→ Objective
Copy, exactly as written, the lines that begin at the one containing "Output the Python" and end at the one containing "ax1.set_ylabel('Resistance (Ω)', fontsize=13, labelpad=10)". Skip any pictures in the data below.

→ The input
+++

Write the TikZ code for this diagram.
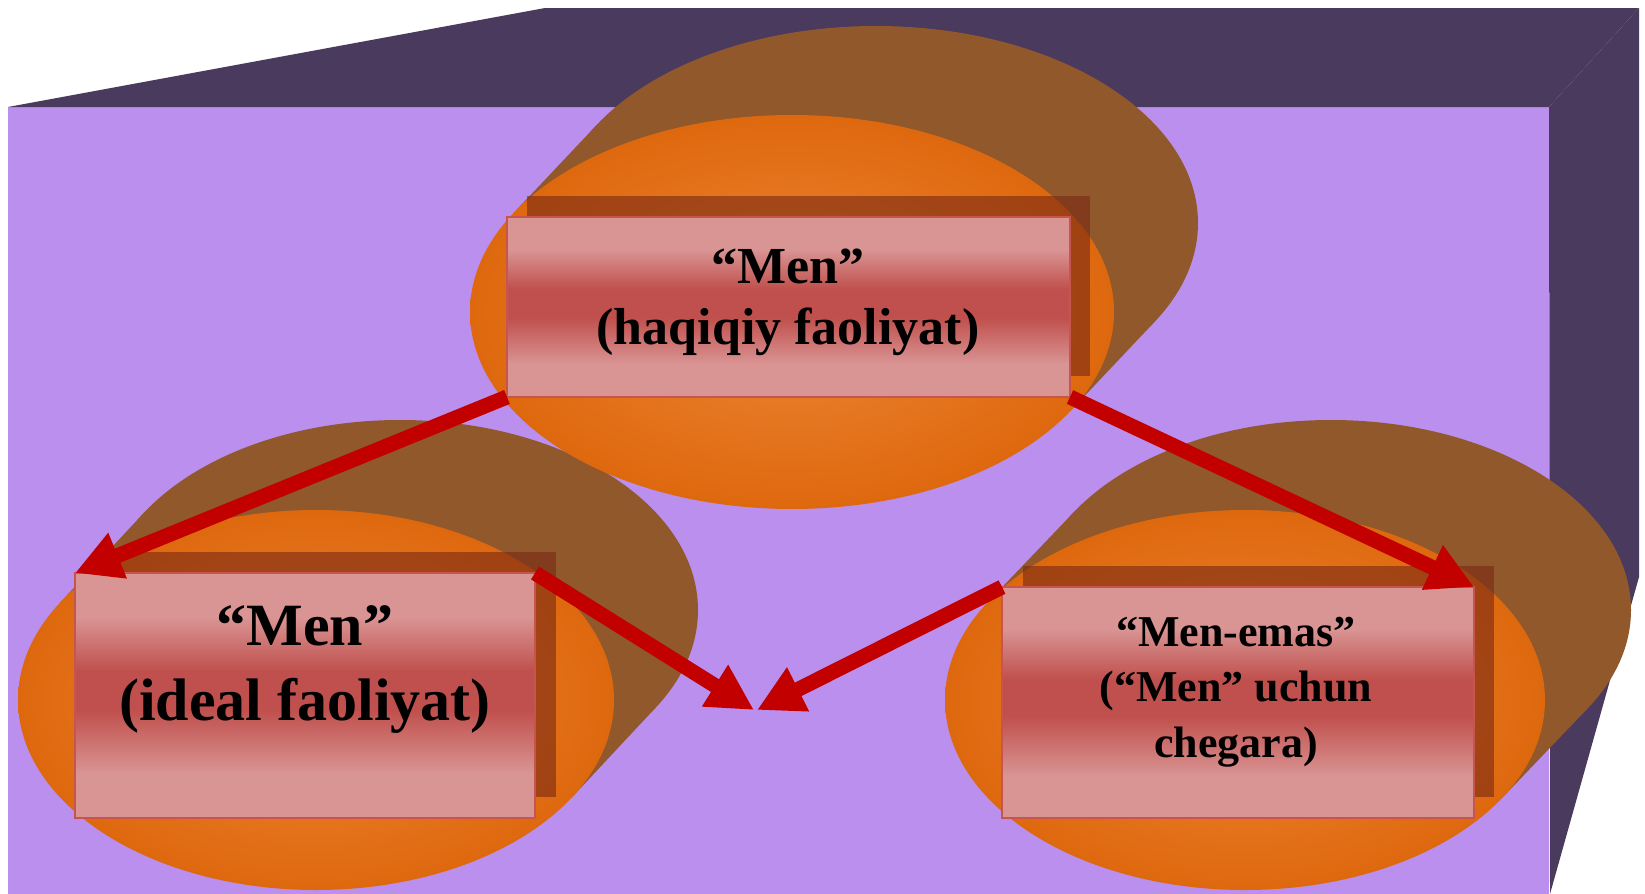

+++

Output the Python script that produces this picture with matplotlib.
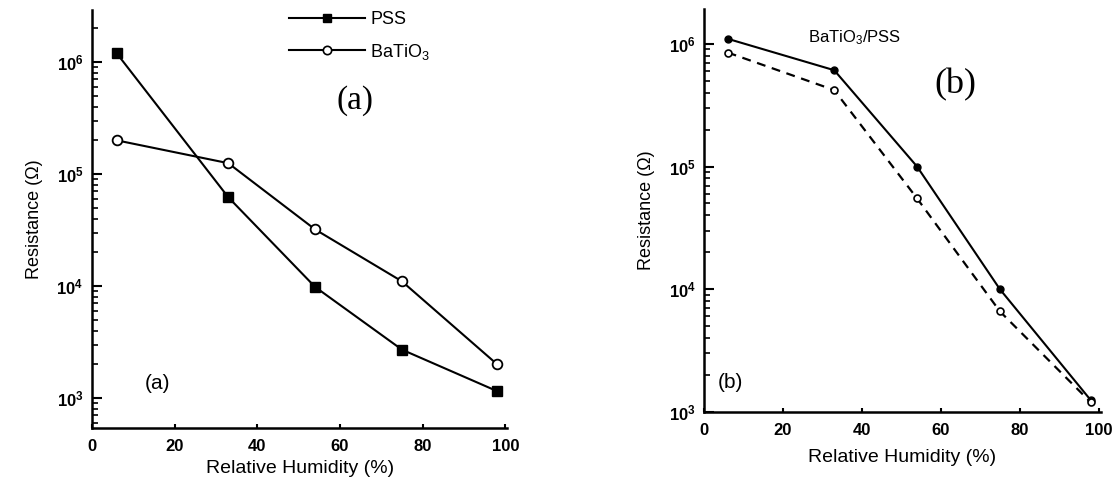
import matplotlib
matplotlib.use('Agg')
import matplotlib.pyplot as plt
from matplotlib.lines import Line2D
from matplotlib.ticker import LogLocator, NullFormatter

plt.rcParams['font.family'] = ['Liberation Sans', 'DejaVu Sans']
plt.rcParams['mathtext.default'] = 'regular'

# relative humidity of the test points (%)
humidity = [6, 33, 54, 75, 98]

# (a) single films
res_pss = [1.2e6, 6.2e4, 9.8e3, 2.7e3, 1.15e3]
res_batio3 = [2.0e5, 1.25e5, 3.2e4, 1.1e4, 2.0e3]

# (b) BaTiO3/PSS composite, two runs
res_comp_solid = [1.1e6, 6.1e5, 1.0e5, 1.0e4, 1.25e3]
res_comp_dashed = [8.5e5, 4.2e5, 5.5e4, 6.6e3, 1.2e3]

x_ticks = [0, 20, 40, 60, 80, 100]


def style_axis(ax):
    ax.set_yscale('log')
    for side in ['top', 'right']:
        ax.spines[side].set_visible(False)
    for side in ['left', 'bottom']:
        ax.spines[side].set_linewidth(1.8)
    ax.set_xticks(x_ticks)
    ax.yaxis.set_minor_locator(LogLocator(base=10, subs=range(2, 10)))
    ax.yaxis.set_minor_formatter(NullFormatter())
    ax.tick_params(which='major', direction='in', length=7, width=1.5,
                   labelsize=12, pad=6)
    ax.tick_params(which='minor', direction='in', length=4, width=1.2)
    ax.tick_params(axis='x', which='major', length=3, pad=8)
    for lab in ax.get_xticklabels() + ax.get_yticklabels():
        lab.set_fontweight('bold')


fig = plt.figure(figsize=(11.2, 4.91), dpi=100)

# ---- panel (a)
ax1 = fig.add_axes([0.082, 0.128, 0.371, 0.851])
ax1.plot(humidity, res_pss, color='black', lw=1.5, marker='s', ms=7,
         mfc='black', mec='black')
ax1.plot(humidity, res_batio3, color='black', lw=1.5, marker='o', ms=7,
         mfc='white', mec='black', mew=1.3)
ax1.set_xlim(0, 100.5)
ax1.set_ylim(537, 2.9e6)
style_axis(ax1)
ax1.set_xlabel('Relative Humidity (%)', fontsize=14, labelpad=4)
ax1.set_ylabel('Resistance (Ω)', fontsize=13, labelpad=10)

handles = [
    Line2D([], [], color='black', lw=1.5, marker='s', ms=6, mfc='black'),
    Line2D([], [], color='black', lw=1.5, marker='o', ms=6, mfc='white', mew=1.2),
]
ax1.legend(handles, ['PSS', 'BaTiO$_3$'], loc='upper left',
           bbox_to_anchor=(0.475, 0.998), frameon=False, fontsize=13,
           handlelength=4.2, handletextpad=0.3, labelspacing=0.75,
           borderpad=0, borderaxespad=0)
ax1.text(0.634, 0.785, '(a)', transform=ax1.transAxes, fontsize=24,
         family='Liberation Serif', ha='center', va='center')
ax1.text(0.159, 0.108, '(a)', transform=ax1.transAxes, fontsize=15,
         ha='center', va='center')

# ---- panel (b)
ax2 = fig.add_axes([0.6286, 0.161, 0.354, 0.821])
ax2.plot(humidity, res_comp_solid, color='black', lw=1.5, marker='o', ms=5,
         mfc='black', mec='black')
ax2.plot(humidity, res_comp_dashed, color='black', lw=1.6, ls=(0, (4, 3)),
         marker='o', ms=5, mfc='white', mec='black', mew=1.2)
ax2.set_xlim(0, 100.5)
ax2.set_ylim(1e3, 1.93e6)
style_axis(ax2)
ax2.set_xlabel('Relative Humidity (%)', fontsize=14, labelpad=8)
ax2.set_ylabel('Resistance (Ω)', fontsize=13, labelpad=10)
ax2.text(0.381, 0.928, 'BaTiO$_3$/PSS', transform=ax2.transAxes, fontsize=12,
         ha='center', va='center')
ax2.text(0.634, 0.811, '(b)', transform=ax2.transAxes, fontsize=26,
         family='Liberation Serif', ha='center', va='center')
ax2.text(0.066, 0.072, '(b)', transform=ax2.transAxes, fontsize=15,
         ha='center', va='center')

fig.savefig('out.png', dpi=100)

+++

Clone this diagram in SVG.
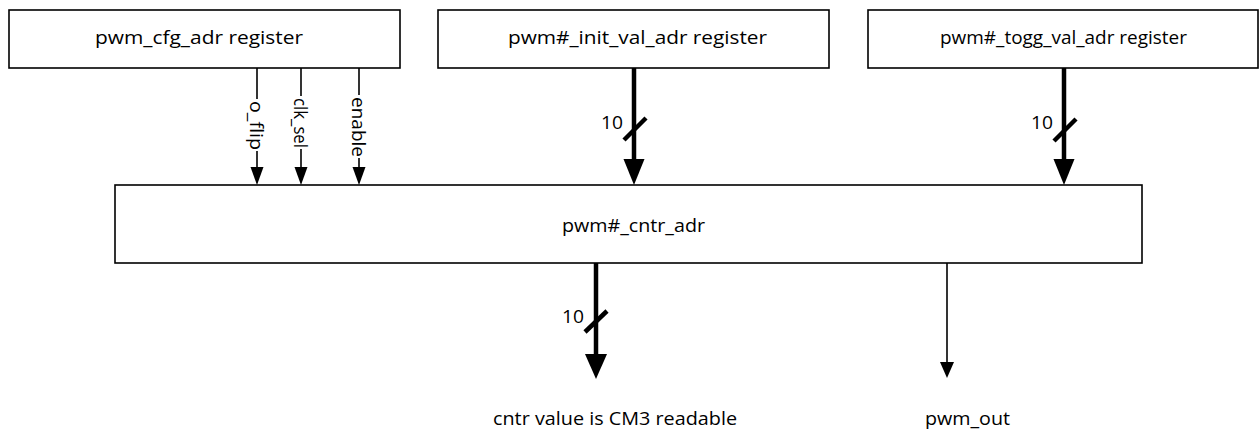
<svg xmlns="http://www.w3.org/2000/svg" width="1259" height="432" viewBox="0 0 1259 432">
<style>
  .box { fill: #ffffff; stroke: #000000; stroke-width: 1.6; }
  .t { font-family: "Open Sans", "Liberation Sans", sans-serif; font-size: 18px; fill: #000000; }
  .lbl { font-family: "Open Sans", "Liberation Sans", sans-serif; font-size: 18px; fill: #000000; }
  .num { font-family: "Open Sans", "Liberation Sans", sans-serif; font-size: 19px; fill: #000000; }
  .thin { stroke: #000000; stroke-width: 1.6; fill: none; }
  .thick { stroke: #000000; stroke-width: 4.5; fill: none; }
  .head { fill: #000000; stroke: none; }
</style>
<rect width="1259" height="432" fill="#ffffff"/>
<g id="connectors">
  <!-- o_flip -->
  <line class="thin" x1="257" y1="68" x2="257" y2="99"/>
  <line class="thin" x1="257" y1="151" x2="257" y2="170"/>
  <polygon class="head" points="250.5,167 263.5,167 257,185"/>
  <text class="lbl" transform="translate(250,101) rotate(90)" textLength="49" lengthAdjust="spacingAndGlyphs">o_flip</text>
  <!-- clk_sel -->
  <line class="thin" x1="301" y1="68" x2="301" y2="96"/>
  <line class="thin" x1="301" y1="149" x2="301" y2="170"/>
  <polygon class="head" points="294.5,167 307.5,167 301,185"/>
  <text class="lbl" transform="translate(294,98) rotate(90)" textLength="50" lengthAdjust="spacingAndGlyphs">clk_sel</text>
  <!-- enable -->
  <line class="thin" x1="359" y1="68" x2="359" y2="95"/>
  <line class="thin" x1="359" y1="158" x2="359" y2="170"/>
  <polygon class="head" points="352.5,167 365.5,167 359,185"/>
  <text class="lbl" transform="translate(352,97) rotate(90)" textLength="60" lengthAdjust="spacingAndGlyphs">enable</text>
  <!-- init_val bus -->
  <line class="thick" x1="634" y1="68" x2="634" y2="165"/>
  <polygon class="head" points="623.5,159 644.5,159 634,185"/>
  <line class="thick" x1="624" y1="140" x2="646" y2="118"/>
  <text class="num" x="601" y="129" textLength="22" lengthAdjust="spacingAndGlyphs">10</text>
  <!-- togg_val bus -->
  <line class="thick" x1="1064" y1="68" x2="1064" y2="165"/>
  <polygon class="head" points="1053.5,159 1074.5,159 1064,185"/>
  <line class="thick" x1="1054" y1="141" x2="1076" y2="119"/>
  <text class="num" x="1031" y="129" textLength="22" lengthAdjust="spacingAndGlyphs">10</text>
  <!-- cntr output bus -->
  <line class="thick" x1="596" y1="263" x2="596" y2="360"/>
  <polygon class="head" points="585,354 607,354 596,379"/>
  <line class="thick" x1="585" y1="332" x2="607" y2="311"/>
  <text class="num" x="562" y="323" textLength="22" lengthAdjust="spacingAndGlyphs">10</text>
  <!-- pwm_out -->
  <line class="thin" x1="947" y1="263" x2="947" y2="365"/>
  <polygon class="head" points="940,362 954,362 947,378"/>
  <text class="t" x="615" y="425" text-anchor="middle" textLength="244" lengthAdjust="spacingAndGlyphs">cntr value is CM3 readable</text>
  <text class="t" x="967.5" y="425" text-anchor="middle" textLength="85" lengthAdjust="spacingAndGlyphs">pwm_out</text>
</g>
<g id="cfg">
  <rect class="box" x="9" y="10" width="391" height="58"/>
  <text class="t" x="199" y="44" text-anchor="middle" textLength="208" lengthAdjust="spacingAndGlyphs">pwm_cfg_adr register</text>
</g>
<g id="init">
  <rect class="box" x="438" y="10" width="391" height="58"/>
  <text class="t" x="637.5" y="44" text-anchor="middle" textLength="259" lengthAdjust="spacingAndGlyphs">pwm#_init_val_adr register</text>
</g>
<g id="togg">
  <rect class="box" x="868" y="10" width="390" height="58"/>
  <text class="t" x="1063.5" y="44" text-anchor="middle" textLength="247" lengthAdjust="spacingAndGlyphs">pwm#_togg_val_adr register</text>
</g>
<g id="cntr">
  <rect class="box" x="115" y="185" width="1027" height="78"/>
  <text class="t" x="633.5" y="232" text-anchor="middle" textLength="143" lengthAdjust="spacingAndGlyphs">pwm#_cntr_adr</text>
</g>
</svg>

+++

→ Written solution
Output the Python script that produces this picture with matplotlib.
import matplotlib
matplotlib.use('Agg')
import matplotlib.pyplot as plt
from matplotlib.lines import Line2D
from matplotlib.ticker import LogLocator, NullFormatter

plt.rcParams['font.family'] = ['Liberation Sans', 'DejaVu Sans']
plt.rcParams['mathtext.default'] = 'regular'

# relative humidity of the test points (%)
humidity = [6, 33, 54, 75, 98]

# (a) single films
res_pss = [1.2e6, 6.2e4, 9.8e3, 2.7e3, 1.15e3]
res_batio3 = [2.0e5, 1.25e5, 3.2e4, 1.1e4, 2.0e3]

# (b) BaTiO3/PSS composite, two runs
res_comp_solid = [1.1e6, 6.1e5, 1.0e5, 1.0e4, 1.25e3]
res_comp_dashed = [8.5e5, 4.2e5, 5.5e4, 6.6e3, 1.2e3]

x_ticks = [0, 20, 40, 60, 80, 100]


def style_axis(ax):
    ax.set_yscale('log')
    for side in ['top', 'right']:
        ax.spines[side].set_visible(False)
    for side in ['left', 'bottom']:
        ax.spines[side].set_linewidth(1.8)
    ax.set_xticks(x_ticks)
    ax.yaxis.set_minor_locator(LogLocator(base=10, subs=range(2, 10)))
    ax.yaxis.set_minor_formatter(NullFormatter())
    ax.tick_params(which='major', direction='in', length=7, width=1.5,
                   labelsize=12, pad=6)
    ax.tick_params(which='minor', direction='in', length=4, width=1.2)
    ax.tick_params(axis='x', which='major', length=3, pad=8)
    for lab in ax.get_xticklabels() + ax.get_yticklabels():
        lab.set_fontweight('bold')


fig = plt.figure(figsize=(11.2, 4.91), dpi=100)

# ---- panel (a)
ax1 = fig.add_axes([0.082, 0.128, 0.371, 0.851])
ax1.plot(humidity, res_pss, color='black', lw=1.5, marker='s', ms=7,
         mfc='black', mec='black')
ax1.plot(humidity, res_batio3, color='black', lw=1.5, marker='o', ms=7,
         mfc='white', mec='black', mew=1.3)
ax1.set_xlim(0, 100.5)
ax1.set_ylim(537, 2.9e6)
style_axis(ax1)
ax1.set_xlabel('Relative Humidity (%)', fontsize=14, labelpad=4)
ax1.set_ylabel('Resistance (Ω)', fontsize=13, labelpad=10)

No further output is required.